Chinese Urban Finance Reform

The planning challenges of modern urban China are both familiar and less so. In part, they include the generic problems associated with financing fast urban growth, including managing change and the various constituencies of that change. There are also the few million details specific to the Chinese situation, ranging from the specifics of market reform and fiscal reforms to housing/employment reforms. This post outlines the main points of a paper on some key issues prepared for a volume being prepared for the Lincoln Institute China Program. (There is a companion paper by Weiping Wu examining urban infrastructure finance in more detail.)

1. Financing rapid urban growth
Among a large set of complex issues, consider two: (a) The challenges of planning with respect to the pace, scope and scale of change. Rapid urban growth brings changes in local government functional responsibilities, their revenue bases, and their decision/governance frameworks. (b) At the same time, the client changes as rural migrants urbanize and urban residents suburbanize. Thus there is the challenge of identifying the customer on the one hand, and communicating with them on the other.

2. Chinese particulars
Even if you only hear about China on the Fox News Network, you are probably aware of a number of planning environment distinctions, among others:

  • Due to the household registration system, and its large associated “floating population,” together with the problematic statutory definitions of what is and is not urban, there may well be substantial undercounting of municipal service demands.
  • The transition to a more market-oriented economy suggests several issues associated with the regulation/management of land, project competition, privatization, and design/development processes.
  • So-called off-budget public finance, on both the revenue and expenditures sides of the budget.
  • Transfers from the center to local governments remain somewhat ad hoc, and thus nontransparent, unpredictable, and perhaps out of sync with both local demands and top-down mandates.

3. Example: Fiscal decentralization


With the advent of “socialism with Chinese characteristics” and the relaxation of many Mao-era practices in the 1980s and since, central-local relations have been reformed substantially a number of times.

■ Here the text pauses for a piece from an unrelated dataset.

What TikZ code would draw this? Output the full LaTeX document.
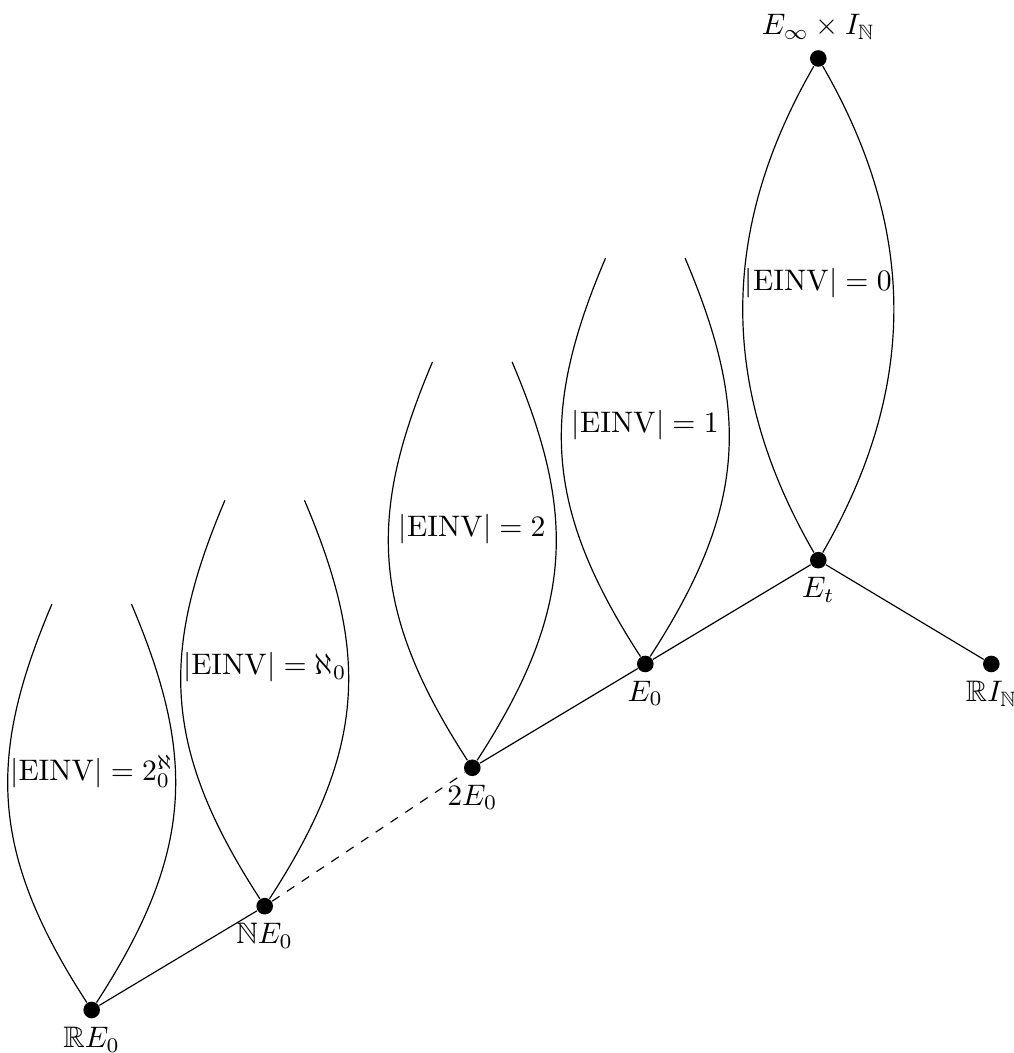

Analysts such as Bird, Bahl, Martinez-Vasquez and Wong have identified at least 4 important stages.

In 1980, a new system of revenue and expenditure assignments to local governments were implemented. These were modified in 1985 by adding clearer revenue targets, above which provinces could keep the “surplus” or below which would be filled by central transfers. This too was not felt to send the right incentives, so was modified around 1988 with a “fiscal contracting system” that explicitly factored in expected growth rates in revenues. This didn’t work out quite as planned either, however, with the central share of national public revenues falling markedly from nearly 40% in 1985 to more like 20% by 1993.

So in 1994 the system was revised again to the so-called tax shared system, which included a modernization of the administration of the tax system. This reversed the decline in central revenues but largely at the expense of local own-source revenues. However, central transfers filled the gap.

More uniquely to China, many local governments are also addressing this gap via off-budget methods, often can involve evolving land markets in a way that affects the urban form and footprint like so: Urban land belongs to local governments, which they can lease for large up front fees when in demand. There appears to be a strong incentive, then, to use eminent domain-like powers to take possession of agricultural land, perhaps at compensation levels somewhat below market value, in order to provide this land for private developments. I’ll postpone discussion of research issues surrounding this behavior for another post, but there is evidence that this has been a major revenue source in some areas.

4. Reform issues
Some fiscal decentralization principles seem to apply pretty much everywhere, and so we once again find problems with a system that does not adequately stimulate own-resources (such as the property tax) while relying heavily on central revenues for local spending purposes. There is no problem with exploiting the ability of the center to raise public funds more efficiently and fairly than localities, but these should be redistributed to those localities in a way that does not distort local revenue or spending behaviors, and in a transparent, predictable manner. The current somewhat ad hoc nature of transfers does neither. It also seems that local expenditures assignments are vague in many respects. Reforms on both the spending and tax side of the system would promote more rational urban planning.